Metal Organo-Polymeric Framework via [2+2] Cycloaddition Reaction: Influence of Hydrogen Bonding on Depolymerization <i>Published as part of a Crystal Growth and Design virtual special issue Honoring Prof William Jones and His Contributions to Organic Solid-State Chemistry</i>

Abstract

In the doubly interpenetrated metal-organic framework (MOF) structure with cds topology, [Zn-2(bpeb)-(dhbdc)(fa)(2)], 1 (where bpeb = trans,trans,trans-1,4-bis[2-(4'pyridyl)ethenyl]benzene, dhbdc = 2,5-dihydroxy-benzene-1,4-dicarboxylate, and fa = formate), the adjacent bpeb ligands are aligned in a slip-stacked manner infinitely, and the olefin pairs are aligned in parallel ready to undergo a quantitative photochemical [2 + 2] cycloaddition reaction.

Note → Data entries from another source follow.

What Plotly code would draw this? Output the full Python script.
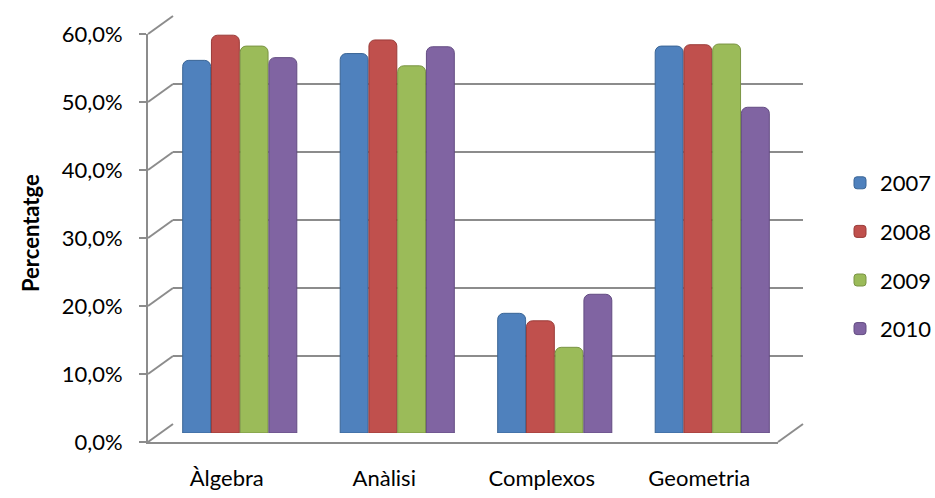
import plotly.graph_objects as go

# ---- data ----
categories = ["Àlgebra", "Anàlisi", "Complexos", "Geometria"]
years = ["2007", "2008", "2009", "2010"]
v2007 = [54.8, 55.8, 17.6, 56.9]
v2008 = [58.5, 57.8, 16.5, 57.1]
v2009 = [56.9, 54.0, 12.6, 57.2]
v2010 = [55.2, 56.8, 20.4, 47.9]
tick_values = [0, 10, 20, 30, 40, 50, 60]
tick_labels = ["0,0%", "10,0%", "20,0%", "30,0%", "40,0%", "50,0%", "60,0%"]
y_title = "Percentatge"

series = [v2007, v2008, v2009, v2010]
colors = ["#4F81BD", "#C0504D", "#9BBB59", "#8064A2"]
edges = ["#3A6596", "#9A3B38", "#7A9444", "#634C82"]

W, H = 935, 498
def fx(px):
    return px / W
def fy(py):
    return 1 - py / H

GRID = "#8C8C8C"
FONT = "Lato, 'Open Sans', sans-serif"

fig = go.Figure()
# empty helper traces so that the back-wall and front-axis subplots are created
fig.add_trace(go.Scatter(x=[], y=[], xaxis="x", yaxis="y", showlegend=False,
                         hoverinfo="skip"))
fig.add_trace(go.Scatter(x=[], y=[], xaxis="x3", yaxis="y3", showlegend=False,
                         hoverinfo="skip"))
for name, vals, c, e in zip(years, series, colors, edges):
    fig.add_trace(go.Bar(
        x=categories, y=vals, name=name, xaxis="x2", yaxis="y2",
        marker=dict(color=c, line=dict(color=e, width=1), cornerradius=6),
        legendgroup=name,
    ))

# 3D-like decorations: slanted connectors from front axis to back wall
shapes = []
scale = 6.8
for v in tick_values:
    shapes.append(dict(type="line", xref="paper", yref="paper",
                       x0=fx(148), y0=fy(442 - scale * v),
                       x1=fx(173), y1=fy(424 - scale * v),
                       line=dict(color=GRID, width=2), layer="below"))
shapes.append(dict(type="line", xref="paper", yref="paper",
                   x0=fx(778), y0=fy(442), x1=fx(803), y1=fy(424),
                   line=dict(color=GRID, width=2), layer="below"))

fig.update_layout(
    width=W, height=H,
    margin=dict(l=0, r=0, t=0, b=0, autoexpand=False),
    paper_bgcolor="white", plot_bgcolor="rgba(0,0,0,0)",
    font=dict(family=FONT, color="black", size=22),
    barmode="group", bargap=0.27, bargroupgap=0.03,
    shapes=shapes,
    # back wall grid
    xaxis=dict(domain=[fx(173), fx(803)], anchor="y", range=[0, 1],
               showgrid=False, zeroline=False, showline=False,
               showticklabels=False, ticks=""),
    yaxis=dict(domain=[fy(424), fy(16)], anchor="x", range=[-0.05, 60.05],
               tickvals=tick_values, showgrid=True, gridcolor=GRID, gridwidth=2,
               showticklabels=False, zeroline=False, showline=False, ticks=""),
    # bars (mid depth)
    xaxis2=dict(domain=[fx(161), fx(791)], anchor="y2", showticklabels=False,
                showgrid=False, zeroline=False, showline=False, ticks="",
                categoryorder="array", categoryarray=categories),
    yaxis2=dict(domain=[fy(433), fy(25)], anchor="x2", range=[0, 60],
                showgrid=False, zeroline=False, showline=False,
                showticklabels=False, ticks=""),
    # front axes
    xaxis3=dict(domain=[fx(148), fx(778)], anchor="y3", range=[-0.5, 3.5],
                tickvals=[0, 1, 2, 3], ticktext=categories, showgrid=False,
                zeroline=False, showline=True, linecolor=GRID, linewidth=2,
                ticks="", ticklabelstandoff=16, tickfont=dict(size=22),
                automargin=False),
    yaxis3=dict(domain=[fy(442), fy(34)], anchor="x3", range=[0, 60],
                tickvals=tick_values, ticktext=tick_labels, showgrid=False,
                zeroline=False, showline=True, linecolor=GRID, linewidth=2,
                ticks="outside", ticklen=7, tickwidth=2, tickcolor=GRID,
                ticklabelstandoff=12, tickfont=dict(size=22), automargin=False),
    legend=dict(x=fx(840), y=fy(162), xanchor="left", yanchor="top",
                font=dict(size=22), traceorder="grouped", tracegroupgap=17,
                bgcolor="rgba(0,0,0,0)"),
    annotations=[dict(text="<b>" + y_title + "</b>", textangle=-90,
                      xref="paper", yref="paper", x=fx(30), y=fy(233),
                      xanchor="center", yanchor="middle",
                      showarrow=False, font=dict(size=22))],
)

fig.write_html("out.html", config={"displayModeBar": False},
               post_script="document.body.style.margin='0';")
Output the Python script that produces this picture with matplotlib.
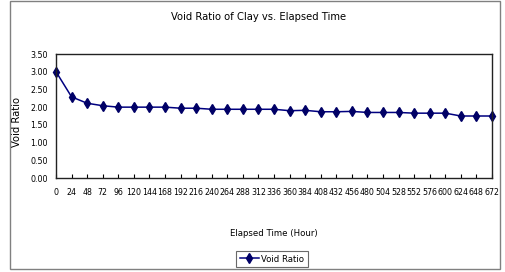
import matplotlib
matplotlib.use("Agg")
import matplotlib.pyplot as plt
from matplotlib.patches import Rectangle

hours = list(range(0, 673, 24))
void_ratio = [3.00, 2.29, 2.11, 2.04, 2.00, 2.00, 2.00, 2.00, 1.97, 1.97,
              1.94, 1.94, 1.94, 1.94, 1.94, 1.90, 1.91, 1.87, 1.87, 1.88,
              1.85, 1.85, 1.85, 1.83, 1.83, 1.83, 1.75, 1.75, 1.75]
y_ticks = [0.0, 0.5, 1.0, 1.5, 2.0, 2.5, 3.0, 3.5]

plt.rcParams['font.family'] = ['DejaVu Sans']
plt.rcParams['font.stretch'] = 'condensed'

W, H = 505, 272
fig = plt.figure(figsize=(W / 100, H / 100), dpi=100)
ax = fig.add_axes([56 / W, 1 - 178 / H, (492 - 56) / W, (178 - 54) / H])

idx = list(range(len(hours)))
ax.plot(idx, void_ratio, color="#000080", lw=1.1, marker="d", ms=5,
        mfc="#000066", mec="#000066", label="Void Ratio", clip_on=False)

ax.set_xlim(0, len(hours) - 1)
ax.set_ylim(0, 3.5)
ax.set_xticks(idx)
ax.set_xticklabels([str(h) for h in hours], fontsize=6.3)
ax.set_yticks(y_ticks)
ax.set_yticklabels([f"{v:.2f}" for v in y_ticks], fontsize=6.3)
ax.tick_params(axis="x", direction="in", length=3, width=0.8, pad=7)
ax.tick_params(axis="y", length=0, pad=6)
for s in ax.spines.values():
    s.set_color("#222222")
    s.set_linewidth(1.0)

fig.text(259 / W, 1 - 17 / H, "Void Ratio of Clay vs. Elapsed Time",
         ha="center", va="center", fontsize=8)
fig.text(274 / W, 1 - 234 / H, "Elapsed Time (Hour)",
         ha="center", va="center", fontsize=6.8)
fig.text(17 / W, 1 - 122 / H, "Void Ratio", rotation=90,
         ha="center", va="center", fontsize=8)

leg = ax.legend(loc="center", bbox_to_anchor=(272 / W, 1 - 259 / H),
                bbox_transform=fig.transFigure, fontsize=6.8, frameon=True,
                fancybox=False, handlelength=2.0, handletextpad=0.3,
                borderpad=0.4, borderaxespad=0)
leg.get_frame().set_edgecolor("#444444")
leg.get_frame().set_linewidth(0.8)

fig.patches.append(Rectangle((10 / W, 1 - 269 / H), 490 / W, 268 / H,
                             transform=fig.transFigure, fill=False,
                             edgecolor="#808080", lw=1.0))

fig.savefig("out.png", dpi=100)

The single-crystal-to-single-crystal (SCSC) photoreaction under UV light yielded a non-interpenetrated [Zn-2(poly-bppcb)(dhbdc)(fa)(2)], 2 (where poly-bppcb = 1,3-(4,4'-bipyridyl)-2-phenylcyclobutane) in which the poly-bppcb polymer comprising cyclobutane rings are nicely integrated into the two-dimensional coordination polymeric sheet formed by [Zn-2(dhbdc)(fa)(2)]. This organic polymer can be depolymerized back to 1 by heating 2 at 250 degrees C in a hot air oven for 6 h. The cleavage of cyclobutane rings to bpeb ligands has been attributed to the hydrogen bonding of the two hydroxy groups in the dhbdc ligand. In a similar metal organo-polymeric framework with bdc ligand, the poly-bppcb could not be depolymerized. Thus, this study provided some new insights into the reversible cleavage of cyclobutane polymers. These polymeric materials based on cyclobutane may be environmentally benign as these can be depolymerized to yield easily disposable and degradable monomers.